#### [Dataset content]
begin

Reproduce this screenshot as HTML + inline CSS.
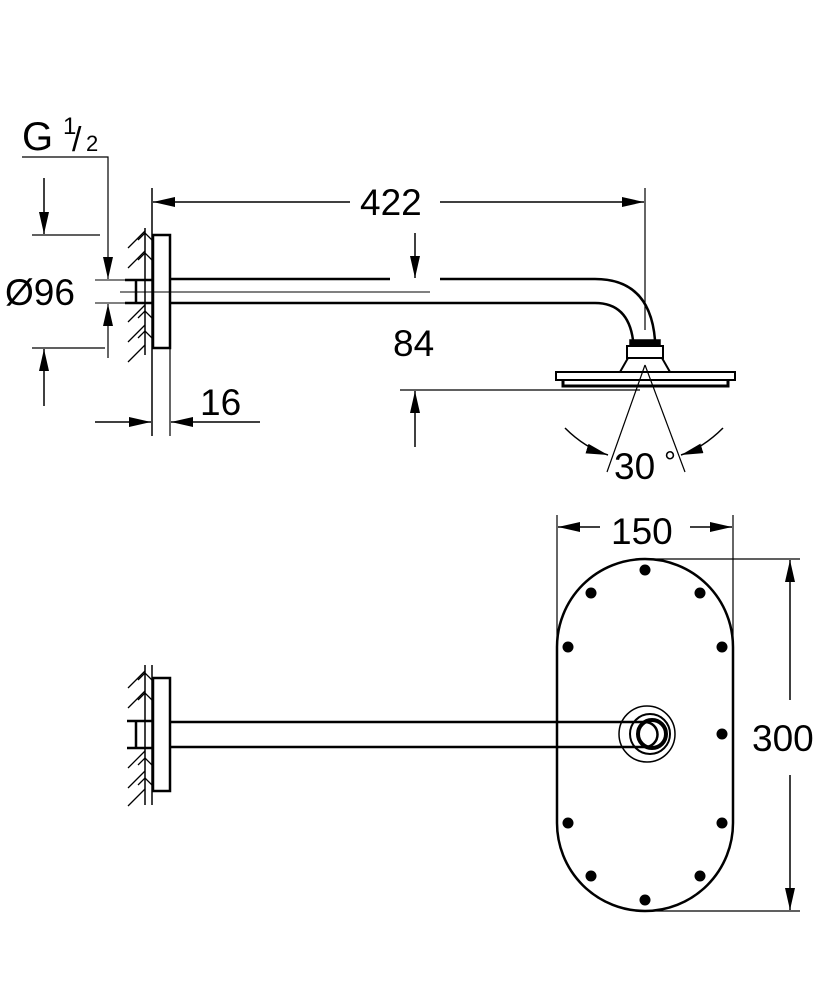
<!DOCTYPE html>
<html><head><style>body{margin:0;background:#fff}svg{display:block}text{font-family:"Liberation Sans",sans-serif;fill:#000}</style></head><body>
<svg width="834" height="1000" viewBox="0 0 834 1000" xmlns="http://www.w3.org/2000/svg">
<defs>
<marker id="a" viewBox="0 0 22 10" refX="22" refY="5" markerWidth="22" markerHeight="10" markerUnits="userSpaceOnUse" orient="auto"><path d="M0,0L22,5L0,10z"/></marker>
</defs>
<g stroke="#000" fill="none" stroke-width="1.5">
<line x1="152" y1="188" x2="152" y2="436"/>
<line x1="145" y1="228" x2="145" y2="355"/>
<path d="M128,248l17,-17 M128,268l17,-17 M128,322l17,-17 M128,342l17,-17 M128,362l17,-17 M138,240l7,-7l7,7 M138,260l7,-7l7,7 M138,318l7,-7l7,7 M138,338l7,-7l7,7" stroke-width="1.3"/>
<rect x="153" y="235" width="17" height="113" stroke-width="2.5"/>
<path d="M125,280H152M125,303H152M136,280V303" stroke-width="2.5"/>
<line x1="120" y1="292" x2="430" y2="292" stroke-width="1"/>
<path d="M170,279H390M440,279H595Q650,279 655,340" stroke-width="2.5"/>
<path d="M170,303H595Q628,303 633,340" stroke-width="2.5"/>
<rect x="630" y="340" width="30" height="6" fill="#000"/>
<rect x="627" y="346" width="36" height="12" stroke-width="2"/>
<path d="M620,372L628,358H662L670,372" stroke-width="2"/>
<rect x="556" y="372" width="179" height="8" stroke-width="2"/>
<path d="M563,380V386H728V380" stroke-width="3"/>
<line x1="645" y1="188" x2="645" y2="330" stroke-width="1.2"/>
<line x1="350" y1="202" x2="153" y2="202" marker-end="url(#a)"/>
<line x1="440" y1="202" x2="644" y2="202" marker-end="url(#a)"/>
<line x1="415" y1="233" x2="415" y2="278" marker-end="url(#a)"/>
<line x1="398" y1="292" x2="430" y2="292" stroke-width="1"/>
<line x1="400" y1="390" x2="640" y2="390" stroke-width="1.2"/>
<line x1="415" y1="447" x2="415" y2="391" marker-end="url(#a)"/>
<line x1="645" y1="365" x2="607" y2="472" stroke-width="1.2"/>
<line x1="645" y1="365" x2="685" y2="472" stroke-width="1.2"/>
<path d="M565,428Q585,448 608,455" marker-end="url(#a)"/>
<path d="M723,428Q703,448 681,455" marker-end="url(#a)"/>
<line x1="32" y1="235" x2="100" y2="235" stroke-width="1.2"/>
<line x1="32" y1="348" x2="105" y2="348" stroke-width="1.2"/>
<line x1="44" y1="178" x2="44" y2="234" marker-end="url(#a)"/>
<line x1="44" y1="406" x2="44" y2="349" marker-end="url(#a)"/>
<line x1="95" y1="280" x2="125" y2="280" stroke-width="1"/>
<line x1="95" y1="303" x2="125" y2="303" stroke-width="1"/>
<path d="M22,157H108V279" stroke-width="1.2" marker-end="url(#a)"/>
<line x1="108" y1="358" x2="108" y2="304" stroke-width="1.2" marker-end="url(#a)"/>
<line x1="170" y1="348" x2="170" y2="436" stroke-width="1.2"/>
<line x1="95" y1="422" x2="151" y2="422" marker-end="url(#a)"/>
<line x1="260" y1="422" x2="171" y2="422" marker-end="url(#a)"/>

<line x1="152" y1="665" x2="152" y2="805"/>
<line x1="145" y1="665" x2="145" y2="805"/>
<path d="M128,688l17,-17 M128,708l17,-17 M128,768l17,-17 M128,788l17,-17 M128,806l17,-17 M138,680l7,-7l7,7 M138,700l7,-7l7,7 M138,765l7,-7l7,7 M138,785l7,-7l7,7" stroke-width="1.3"/>
<rect x="153" y="678" width="17" height="113" stroke-width="2.5"/>
<path d="M127,721H152M127,748H152M136,721V748" stroke-width="2.5"/>
<rect x="557" y="559" width="176" height="352" rx="88" ry="88" stroke-width="2.5"/>
<path d="M170,722H645M170,747H645" stroke-width="2.5"/>
<circle cx="647" cy="734" r="28" stroke-width="1.5"/>
<circle cx="650" cy="734" r="20" stroke-width="2"/>
<circle cx="652" cy="734" r="14" stroke-width="4"/>
<path d="M645,722A12,12 0 0 1 645,747" stroke-width="2.5"/>
<g fill="#000" stroke="none">
<circle cx="645" cy="570" r="5.5"/><circle cx="591" cy="593" r="5.5"/><circle cx="700" cy="593" r="5.5"/>
<circle cx="568" cy="647" r="5.5"/><circle cx="722" cy="647" r="5.5"/><circle cx="722" cy="734" r="5.5"/>
<circle cx="568" cy="823" r="5.5"/><circle cx="722" cy="823" r="5.5"/><circle cx="591" cy="876" r="5.5"/>
<circle cx="700" cy="876" r="5.5"/><circle cx="645" cy="900" r="5.5"/>
</g>
<line x1="557" y1="515" x2="557" y2="640" stroke-width="1.2"/>
<line x1="733" y1="515" x2="733" y2="640" stroke-width="1.2"/>
<line x1="600" y1="527" x2="558" y2="527" marker-end="url(#a)"/>
<line x1="690" y1="527" x2="732" y2="527" marker-end="url(#a)"/>
<line x1="645" y1="559" x2="800" y2="559" stroke-width="1.2"/>
<line x1="645" y1="911" x2="800" y2="911" stroke-width="1.2"/>
<line x1="790" y1="700" x2="790" y2="560" marker-end="url(#a)"/>
<line x1="790" y1="775" x2="790" y2="910" marker-end="url(#a)"/>
</g>
<g font-size="37">
<text x="22" y="150" font-size="40">G</text>
<text x="63" y="134" font-size="24">1</text>
<text x="72" y="151" font-size="34">/</text>
<text x="86" y="151" font-size="22">2</text>
<text x="360" y="215">422</text>
<text x="5" y="305">Ø96</text>
<text x="393" y="356">84</text>
<text x="200" y="415">16</text>
<text x="614" y="479">30</text>
<text x="664" y="472" font-size="30">°</text>
<text x="611" y="544">150</text>
<text x="752" y="751">300</text>
</g>
</svg>
</body></html>
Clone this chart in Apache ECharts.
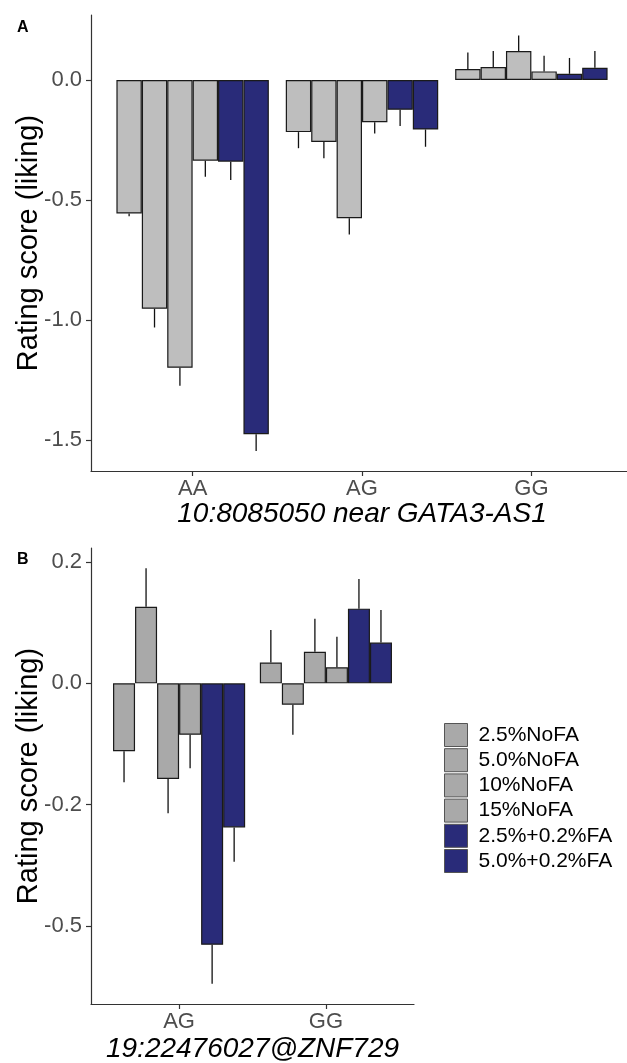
<!DOCTYPE html>
<html>
<head>
<meta charset="utf-8">
<script src="https://cdn.jsdelivr.net/npm/echarts@6/dist/echarts.min.js"></script>
<style>
html,body{margin:0;padding:0;background:#fff;}
#chart{width:627px;height:1063px;}
</style>
</head>
<body>
<div id="chart"></div>
<script>
// ---------- data ----------
const seriesNames = ['2.5%NoFA', '5.0%NoFA', '10%NoFA', '15%NoFA', '2.5%+0.2%FA', '5.0%+0.2%FA'];

// Panel A: 10:8085050 near GATA3-AS1
const aCategories = ['AA', 'AG', 'GG'];
const aMeanAA = [-0.556, -0.953, -1.199, -0.336, -0.340, -1.476];
const aMeanAG = [-0.217, -0.258, -0.576, -0.176, -0.124, -0.206];
const aMeanGG = [0.046, 0.054, 0.121, 0.036, 0.026, 0.051];
const aSeAA = [0.012, 0.078, 0.075, 0.067, 0.077, 0.070];
const aSeAG = [0.067, 0.068, 0.068, 0.047, 0.067, 0.072];
const aSeGG = [0.069, 0.067, 0.065, 0.065, 0.066, 0.070];
const aTickValues = [-1.5, -1.0, -0.5, 0.0];
const aTickLabels = ['-1.5', '-1.0', '-0.5', '0.0'];

// Panel B: 19:22476027@ZNF729
const bCategories = ['AG', 'GG'];
const bMeanAG = [-0.140, 0.158, -0.197, -0.106, -0.539, -0.297];
const bMeanGG = [0.043, -0.044, 0.065, 0.033, 0.154, 0.084];
const bSeAG = [0.064, 0.079, 0.071, 0.069, 0.080, 0.071];
const bSeGG = [0.067, 0.062, 0.068, 0.063, 0.061, 0.067];
const bTickValues = [-0.5, -0.25, 0.0, 0.25];
const bTickLabels = ['-0.5', '-0.2', '0.0', '0.2'];

// ---------- styles ----------
const FONT = 'Liberation Sans, Arial, sans-serif';
const greyA = '#BEBEBE';
const greyB = '#A9A9A9';
const blue = '#292B79';
const barBorder = '#1A1A1A';
const axisColor = '#333333';
const tickText = '#4D4D4D';
const dodge = 0.15;

const aMeans = [aMeanAA, aMeanAG, aMeanGG];
const aSes = [aSeAA, aSeAG, aSeGG];
const bMeans = [bMeanAG, bMeanGG];
const bSes = [bSeAG, bSeGG];

function colorFor(i, grey) { return i < 4 ? grey : blue; }

const series = [];
function addPanel(means, ses, axisIdx, grey) {
  seriesNames.forEach((name, i) => {
    series.push({
      type: 'bar', name: name,
      xAxisIndex: axisIdx, yAxisIndex: axisIdx,
      barWidth: '15%', barGap: '0%',
      data: means.map((m, g) => [g, m[i]]),
      itemStyle: { color: colorFor(i, grey), borderColor: barBorder, borderWidth: 1.2 },
      emphasis: { disabled: true },
      z: 3
    });
  });
  const err = [];
  seriesNames.forEach((name, i) => {
    means.forEach((m, g) => {
      const v = m[i], s = ses[g][i];
      err.push([g + (i - 2.5) * dodge, v, v + (v < 0 ? -s : s)]);
    });
  });
  series.push({
    type: 'custom', xAxisIndex: axisIdx, yAxisIndex: axisIdx,
    data: err, encode: { x: 0, y: [1, 2] }, z: 4, silent: true, clip: false,
    renderItem: function (params, api) {
      const p1 = api.coord([api.value(0), api.value(1)]);
      const p2 = api.coord([api.value(0), api.value(2)]);
      return { type: 'line', shape: { x1: p1[0], y1: p1[1], x2: p2[0], y2: p2[1] },
               style: { stroke: '#111', lineWidth: 1.3 } };
    }
  });
}
addPanel(aMeans, aSes, 0, greyA);
addPanel(bMeans, bSes, 1, greyB);

function xAxis(gridIdx, cats, maxV, name, nameGap) {
  const vals = cats.map((c, i) => i);
  return {
    type: 'value', gridIndex: gridIdx, min: -0.6, max: maxV,
    name: name, nameLocation: 'middle', nameGap: nameGap, nameMoveOverlap: false,
    nameTextStyle: { fontFamily: FONT, fontSize: 28, fontStyle: 'italic', color: '#000' },
    axisLine: { show: true, onZero: false, lineStyle: { color: axisColor, width: 1.2 } },
    axisTick: { show: true, length: 5, customValues: vals, lineStyle: { color: axisColor, width: 1.2 } },
    axisLabel: { customValues: vals, margin: 7, fontFamily: FONT, fontSize: 22, color: tickText,
                 formatter: v => cats[Math.round(v)] },
    splitLine: { show: false }
  };
}
function yAxis(gridIdx, minV, maxV, tv, tl) {
  return {
    type: 'value', gridIndex: gridIdx, min: minV, max: maxV,
    name: 'Rating score (liking)', nameLocation: 'middle', nameGap: 48, nameMoveOverlap: false,
    nameTextStyle: { fontFamily: FONT, fontSize: 29, color: '#000' },
    axisLine: { show: true, onZero: false, lineStyle: { color: axisColor, width: 1.2 } },
    axisTick: { show: true, length: 5, customValues: tv, lineStyle: { color: axisColor, width: 1.2 } },
    axisLabel: { customValues: tv, margin: 9, fontFamily: FONT, fontSize: 22, color: tickText,
                 formatter: v => { const k = tv.findIndex(t => Math.abs(t - v) < 1e-9); return k >= 0 ? tl[k] : ''; } },
    splitLine: { show: false }
  };
}

const chart = echarts.init(document.getElementById('chart'), null, { renderer: 'canvas' });
chart.setOption({
  animation: false,
  backgroundColor: '#fff',
  textStyle: { fontFamily: FONT },
  title: [
    { text: 'A', left: 12, top: 15, textStyle: { fontFamily: FONT, fontSize: 16, fontWeight: 'bold', color: '#000' } },
    { text: 'B', left: 12, top: 547, textStyle: { fontFamily: FONT, fontSize: 16, fontWeight: 'bold', color: '#000' } }
  ],
  grid: [
    { left: 91, top: 15, width: 542, height: 456, containLabel: false, outerBoundsMode: 'none' },
    { left: 91, top: 548, width: 323, height: 456, containLabel: false, outerBoundsMode: 'none' }
  ],
  xAxis: [
    xAxis(0, aCategories, 2.6, '10:8085050 near GATA3-AS1', 29),
    xAxis(1, bCategories, 1.6, '19:22476027@ZNF729', 31)
  ],
  yAxis: [
    yAxis(0, -1.629, 0.271, aTickValues, aTickLabels),
    yAxis(1, -0.661, 0.279, bTickValues, bTickLabels)
  ],
  legend: {
    orient: 'vertical', left: 439, top: 718,
    itemWidth: 23, itemHeight: 23, itemGap: 1.2,
    selectedMode: false, icon: 'rect',
    textStyle: { fontFamily: FONT, fontSize: 21, color: '#000', padding: [0, 0, 0, 6], lineHeight: 23 },
    data: seriesNames.map((n, i) => ({ name: n,
      itemStyle: { color: colorFor(i, greyB), borderColor: '#555', borderWidth: 1 } }))
  },
  series: series
});
</script>
</body>
</html>
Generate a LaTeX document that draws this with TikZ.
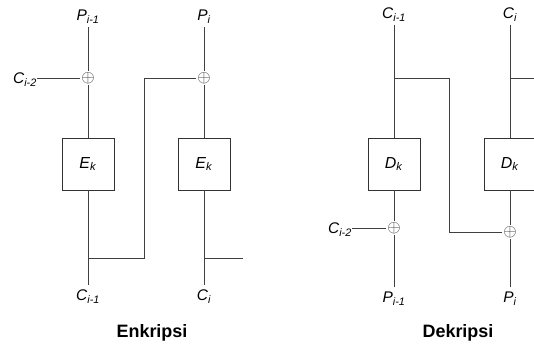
\documentclass[tikz,border=0pt]{standalone}
\usepackage{fontspec}
\setmainfont{Liberation Sans}
\usetikzlibrary{positioning}
\newcommand{\lab}[2]{\textit{#1}\textsubscript{\textit{#2}}}

\begin{document}
\begin{tikzpicture}[x=1bp,y=-1bp,line cap=butt,
  lijn/.style={draw=black!75,line width=0.8bp},
  blok/.style={draw=black!80,line width=0.8bp,minimum size=52bp,inner sep=0pt,font=\fontsize{16}{18}\selectfont},
  xo/.style={inner sep=1.5bp,text=black!80,font=\fontsize{17}{18}\selectfont},
  lbl/.style={inner sep=3bp,font=\fontsize{15.5}{17}\selectfont},
  judul/.style={anchor=base,font=\bfseries\fontsize{18}{20}\selectfont}]
\useasboundingbox (0,0) rectangle (534,347);
% enkripsi
\node[blok] (e1) at (88,164) {\lab{E}{k}};
\node[blok] (e2) at (204,164) {\lab{E}{k}};
\node[xo] (xe1) at (88,78) {$\oplus$};
\node[xo] (xe2) at (204,78) {$\oplus$};
\node[lbl] (pe1) at (88,17) {\lab{P}{i-1}};
\node[lbl] (pe2) at (204,17) {\lab{P}{i}};
\node[lbl,anchor=east,inner sep=0pt] (ce0) at (37,80) {\lab{C}{i-2}};
\node[lbl,inner sep=5bp] (ce1) at (88,297) {\lab{C}{i-1}};
\node[lbl,inner sep=5bp] (ce2) at (204,297) {\lab{C}{i}};
\coordinate (je1) at (88,258);
\coordinate (ke1) at (144,258);
\coordinate (je2) at (204,258);
\coordinate (oe2) at (243,258);
\draw[lijn] (pe1) -- (xe1);
\draw[lijn] (xe1) -- (e1);
\draw[lijn] (e1) -- (ce1);
\draw[lijn] (ce0.east |- xe1) -- (xe1);
\draw[lijn] (pe2) -- (xe2);
\draw[lijn] (xe2) -- (e2);
\draw[lijn] (e2) -- (ce2);
\draw[lijn] (je1) -- (ke1) |- (xe2);
\draw[lijn] (je2) -- (oe2);
\node[judul] (ten) at (152,337) {Enkripsi};
% dekripsi
\node[blok] (d1) at (394,164) {\lab{D}{k}};
\node[blok] (d2) at (510,164) {\lab{D}{k}};
\node[xo] (xd1) at (394,228) {$\oplus$};
\node[xo] (xd2) at (510,232) {$\oplus$};
\node[lbl] (cd1) at (394,15) {\lab{C}{i-1}};
\node[lbl] (cd2) at (510,15) {\lab{C}{i}};
\node[lbl,anchor=east,inner sep=0pt] (cd0) at (352,230) {\lab{C}{i-2}};
\node[lbl,inner sep=5bp] (pd1) at (394,299) {\lab{P}{i-1}};
\node[lbl,inner sep=5bp] (pd2) at (510,299) {\lab{P}{i}};
\coordinate (jd1) at (394,78);
\coordinate (kd1) at (449,78);
\coordinate (jd2) at (510,78);
\coordinate (od2) at (534,78);
\draw[lijn] (cd1) -- (d1);
\draw[lijn] (d1) -- (xd1);
\draw[lijn] (xd1) -- (pd1);
\draw[lijn] (cd0.east |- xd1) -- (xd1);
\draw[lijn] (cd2) -- (d2);
\draw[lijn] (d2) -- (xd2);
\draw[lijn] (xd2) -- (pd2);
\draw[lijn] (jd1) -- (kd1) |- (xd2);
\draw[lijn] (jd2) -- (od2);
\node[judul] (tde) at (458,337) {Dekripsi};
\end{tikzpicture}
\end{document}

end

Return only the number of lines in the data that contain "this".

3